• **YOUR GOAL**: Retype the data that follows line by line, exactly, and leave its pictures out.

• **DATA EXCERPT**:
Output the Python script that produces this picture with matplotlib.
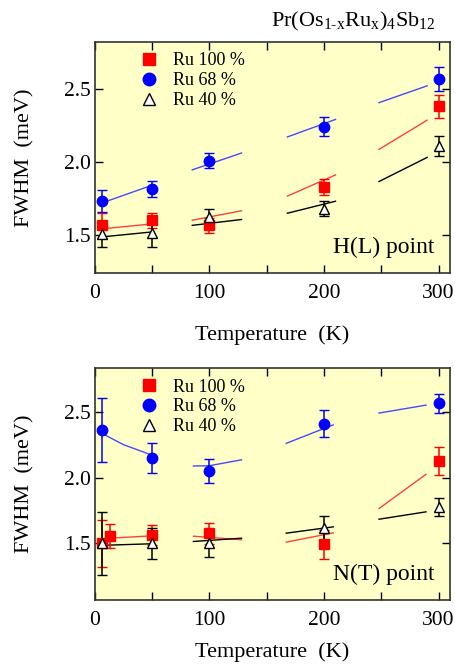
import matplotlib
matplotlib.use("Agg")
import matplotlib.pyplot as plt
from matplotlib.ticker import MultipleLocator

plt.rcParams['font.family'] = ['Liberation Serif', 'DejaVu Serif']
plt.rcParams['mathtext.fontset'] = 'custom'
plt.rcParams['mathtext.rm'] = 'Liberation Serif'

# ---- H(L) point data ----
T_hl = [6, 50, 100, 200, 300]
hl_ru100 = [1.564, 1.60, 1.564, 1.83, 2.38]
hl_ru100_err = [0.085, 0.05, 0.05, 0.055, 0.08]
hl_ru68 = [1.73, 1.816, 2.007, 2.24, 2.568]
hl_ru68_err = [0.077, 0.055, 0.05, 0.065, 0.08]
hl_ru40 = [1.505, 1.51, 1.625, 1.68, 2.107]
hl_ru40_err = [0.088, 0.09, 0.053, 0.05, 0.07]

# ---- N(T) point data ----
T_nt_ru100 = [6, 13, 50, 100, 200, 300]
nt_ru100 = [1.50, 1.558, 1.563, 1.576, 1.495, 2.126]
nt_ru100_err = [0.18, 0.09, 0.075, 0.08, 0.11, 0.105]
T_nt = [6, 50, 100, 200, 300]
nt_ru68 = [2.361, 2.15, 2.05, 2.41, 2.563]
nt_ru68_err = [0.24, 0.115, 0.09, 0.1, 0.07]
nt_ru40 = [1.50, 1.50, 1.50, 1.614, 1.778]
nt_ru40_err = [0.24, 0.12, 0.1, 0.095, 0.07]

# ---- calculated curves (segments) ----
hl_fit_T = [[5, 50], [85, 128], [168, 210], [248, 290]]
hl_fit_ru100 = [[1.54, 1.575], [1.60, 1.665], [1.765, 1.91], [2.085, 2.285]]
hl_fit_ru68 = [[1.715, 1.84], [1.945, 2.06], [2.17, 2.29], [2.405, 2.52]]
hl_fit_ru40 = [[1.485, 1.52], [1.565, 1.605], [1.648, 1.73], [1.865, 2.03]]

nt_fit_T_ru100 = [[13, 50], [86, 128], [167, 208], [248, 289]]
nt_fit_ru100 = [[1.54, 1.558], [1.555, 1.528], [1.51, 1.58], [1.765, 2.025]]
nt_fit_T_ru68 = [[6, 25, 50], [86, 100, 128], [167, 208], [248, 289]]
nt_fit_ru68 = [[2.336, 2.25, 2.17], [2.088, 2.09, 2.135], [2.26, 2.40], [2.49, 2.55]]
nt_fit_T_ru40 = [[3, 48], [86, 128], [167, 208], [248, 289]]
nt_fit_ru40 = [[1.485, 1.497], [1.515, 1.54], [1.578, 1.626], [1.684, 1.74]]

labels = ['Ru 100 %', 'Ru 68 %', 'Ru 40 %']
bg = '#FFFFC8'

fig = plt.figure(figsize=(4.56, 6.72), dpi=100)
ax1 = fig.add_axes([0.208, 0.594, 0.779, 0.3435])
ax2 = fig.add_axes([0.208, 0.107, 0.779, 0.345])


def draw_panel(ax, series, fits, ylim, tag, xpad):
    ax.set_facecolor(bg)
    for fT, fv, col in fits:
        for t, v in zip(fT, fv):
            ax.plot(t, v, color=col, lw=1.0, zorder=2)
    handles = []
    for T, y, e, marker, mfc, mec, ecol in series:
        h = ax.errorbar(T, y, yerr=e, fmt=marker, ms=7.5, mfc=mfc, mec=mec,
                        ecolor=ecol, elinewidth=1.1, capsize=3.5, capthick=1.1,
                        mew=1.0, zorder=3)
        handles.append(h[0])
    ax.legend(handles, labels, loc='upper left', bbox_to_anchor=(0.075, 1.025),
              frameon=False, fontsize=13, handletextpad=0.75, labelspacing=0.15,
              handlelength=1.2, markerscale=1.2)
    ax.set_xlim(0, 310)
    ax.set_ylim(*ylim)
    ax.xaxis.set_major_locator(MultipleLocator(100))
    ax.xaxis.set_minor_locator(MultipleLocator(50))
    ax.yaxis.set_major_locator(MultipleLocator(0.5))
    ax.yaxis.set_major_formatter(plt.FuncFormatter(lambda v, p: f'{v:.1f}'))
    ax.tick_params(which='both', direction='in', top=True, right=True,
                   length=6, width=1, labelsize=15.5, pad=8)
    ax.tick_params(axis='y', pad=3)
    for s in ax.spines.values():
        s.set_linewidth(1.2)
        s.set_color('#333333')
    ax.set_xlabel('Temperature  (K)', fontsize=16, labelpad=xpad)
    ax.set_ylabel('FWHM  (meV)', fontsize=16, labelpad=21)
    ax.text(0.955, 0.085, tag, transform=ax.transAxes, ha='right',
            va='baseline', fontsize=17)


draw_panel(ax1,
           [(T_hl, hl_ru100, hl_ru100_err, 's', 'red', 'red', 'red'),
            (T_hl, hl_ru68, hl_ru68_err, 'o', 'blue', 'blue', 'blue'),
            (T_hl, hl_ru40, hl_ru40_err, '^', 'white', 'black', 'black')],
           [(hl_fit_T, hl_fit_ru100, '#FF4040'),
            (hl_fit_T, hl_fit_ru68, '#4848FF'),
            (hl_fit_T, hl_fit_ru40, 'black')],
           (1.24, 2.82), 'H(L) point', 16)

draw_panel(ax2,
           [(T_nt_ru100, nt_ru100, nt_ru100_err, 's', 'red', 'red', 'red'),
            (T_nt, nt_ru68, nt_ru68_err, 'o', 'blue', 'blue', 'blue'),
            (T_nt, nt_ru40, nt_ru40_err, '^', 'white', 'black', 'black')],
           [(nt_fit_T_ru100, nt_fit_ru100, '#FF4040'),
            (nt_fit_T_ru68, nt_fit_ru68, '#4848FF'),
            (nt_fit_T_ru40, nt_fit_ru40, 'black')],
           (1.07, 2.83), 'N(T) point', 9)

fig.text(0.955, 0.968, r'Pr(Os$_{1\text{-}\mathrm{x}}$Ru$_\mathrm{x}$)$_4$Sb$_{12}$',
         ha='right', va='center', fontsize=16)

fig.savefig('out.png', dpi=100)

• **RESPONSE TO THE EXERCISE**:
Output the Python script that produces this picture with matplotlib.
import matplotlib
matplotlib.use("Agg")
import matplotlib.pyplot as plt
from matplotlib.ticker import MultipleLocator

plt.rcParams['font.family'] = ['Liberation Serif', 'DejaVu Serif']
plt.rcParams['mathtext.fontset'] = 'custom'
plt.rcParams['mathtext.rm'] = 'Liberation Serif'

# ---- H(L) point data ----
T_hl = [6, 50, 100, 200, 300]
hl_ru100 = [1.564, 1.60, 1.564, 1.83, 2.38]
hl_ru100_err = [0.085, 0.05, 0.05, 0.055, 0.08]
hl_ru68 = [1.73, 1.816, 2.007, 2.24, 2.568]
hl_ru68_err = [0.077, 0.055, 0.05, 0.065, 0.08]
hl_ru40 = [1.505, 1.51, 1.625, 1.68, 2.107]
hl_ru40_err = [0.088, 0.09, 0.053, 0.05, 0.07]

# ---- N(T) point data ----
T_nt_ru100 = [6, 13, 50, 100, 200, 300]
nt_ru100 = [1.50, 1.558, 1.563, 1.576, 1.495, 2.126]
nt_ru100_err = [0.18, 0.09, 0.075, 0.08, 0.11, 0.105]
T_nt = [6, 50, 100, 200, 300]
nt_ru68 = [2.361, 2.15, 2.05, 2.41, 2.563]
nt_ru68_err = [0.24, 0.115, 0.09, 0.1, 0.07]
nt_ru40 = [1.50, 1.50, 1.50, 1.614, 1.778]
nt_ru40_err = [0.24, 0.12, 0.1, 0.095, 0.07]

# ---- calculated curves (segments) ----
hl_fit_T = [[5, 50], [85, 128], [168, 210], [248, 290]]
hl_fit_ru100 = [[1.54, 1.575], [1.60, 1.665], [1.765, 1.91], [2.085, 2.285]]
hl_fit_ru68 = [[1.715, 1.84], [1.945, 2.06], [2.17, 2.29], [2.405, 2.52]]
hl_fit_ru40 = [[1.485, 1.52], [1.565, 1.605], [1.648, 1.73], [1.865, 2.03]]

nt_fit_T_ru100 = [[13, 50], [86, 128], [167, 208], [248, 289]]
nt_fit_ru100 = [[1.54, 1.558], [1.555, 1.528], [1.51, 1.58], [1.765, 2.025]]
nt_fit_T_ru68 = [[6, 25, 50], [86, 100, 128], [167, 208], [248, 289]]
nt_fit_ru68 = [[2.336, 2.25, 2.17], [2.088, 2.09, 2.135], [2.26, 2.40], [2.49, 2.55]]
nt_fit_T_ru40 = [[3, 48], [86, 128], [167, 208], [248, 289]]
nt_fit_ru40 = [[1.485, 1.497], [1.515, 1.54], [1.578, 1.626], [1.684, 1.74]]

labels = ['Ru 100 %', 'Ru 68 %', 'Ru 40 %']
bg = '#FFFFC8'

fig = plt.figure(figsize=(4.56, 6.72), dpi=100)
ax1 = fig.add_axes([0.208, 0.594, 0.779, 0.3435])
ax2 = fig.add_axes([0.208, 0.107, 0.779, 0.345])


def draw_panel(ax, series, fits, ylim, tag, xpad):
    ax.set_facecolor(bg)
    for fT, fv, col in fits:
        for t, v in zip(fT, fv):
            ax.plot(t, v, color=col, lw=1.0, zorder=2)
    handles = []
    for T, y, e, marker, mfc, mec, ecol in series:
        h = ax.errorbar(T, y, yerr=e, fmt=marker, ms=7.5, mfc=mfc, mec=mec,
                        ecolor=ecol, elinewidth=1.1, capsize=3.5, capthick=1.1,
                        mew=1.0, zorder=3)
        handles.append(h[0])
    ax.legend(handles, labels, loc='upper left', bbox_to_anchor=(0.075, 1.025),
              frameon=False, fontsize=13, handletextpad=0.75, labelspacing=0.15,
              handlelength=1.2, markerscale=1.2)
    ax.set_xlim(0, 310)
    ax.set_ylim(*ylim)
    ax.xaxis.set_major_locator(MultipleLocator(100))
    ax.xaxis.set_minor_locator(MultipleLocator(50))
    ax.yaxis.set_major_locator(MultipleLocator(0.5))
    ax.yaxis.set_major_formatter(plt.FuncFormatter(lambda v, p: f'{v:.1f}'))
    ax.tick_params(which='both', direction='in', top=True, right=True,
                   length=6, width=1, labelsize=15.5, pad=8)
    ax.tick_params(axis='y', pad=3)
    for s in ax.spines.values():
        s.set_linewidth(1.2)
        s.set_color('#333333')
    ax.set_xlabel('Temperature  (K)', fontsize=16, labelpad=xpad)
    ax.set_ylabel('FWHM  (meV)', fontsize=16, labelpad=21)
    ax.text(0.955, 0.085, tag, transform=ax.transAxes, ha='right',
            va='baseline', fontsize=17)


draw_panel(ax1,
           [(T_hl, hl_ru100, hl_ru100_err, 's', 'red', 'red', 'red'),
            (T_hl, hl_ru68, hl_ru68_err, 'o', 'blue', 'blue', 'blue'),
            (T_hl, hl_ru40, hl_ru40_err, '^', 'white', 'black', 'black')],
           [(hl_fit_T, hl_fit_ru100, '#FF4040'),
            (hl_fit_T, hl_fit_ru68, '#4848FF'),
            (hl_fit_T, hl_fit_ru40, 'black')],
           (1.24, 2.82), 'H(L) point', 16)

draw_panel(ax2,
           [(T_nt_ru100, nt_ru100, nt_ru100_err, 's', 'red', 'red', 'red'),
            (T_nt, nt_ru68, nt_ru68_err, 'o', 'blue', 'blue', 'blue'),
            (T_nt, nt_ru40, nt_ru40_err, '^', 'white', 'black', 'black')],
           [(nt_fit_T_ru100, nt_fit_ru100, '#FF4040'),
            (nt_fit_T_ru68, nt_fit_ru68, '#4848FF'),
            (nt_fit_T_ru40, nt_fit_ru40, 'black')],
           (1.07, 2.83), 'N(T) point', 9)

fig.text(0.955, 0.968, r'Pr(Os$_{1\text{-}\mathrm{x}}$Ru$_\mathrm{x}$)$_4$Sb$_{12}$',
         ha='right', va='center', fontsize=16)

fig.savefig('out.png', dpi=100)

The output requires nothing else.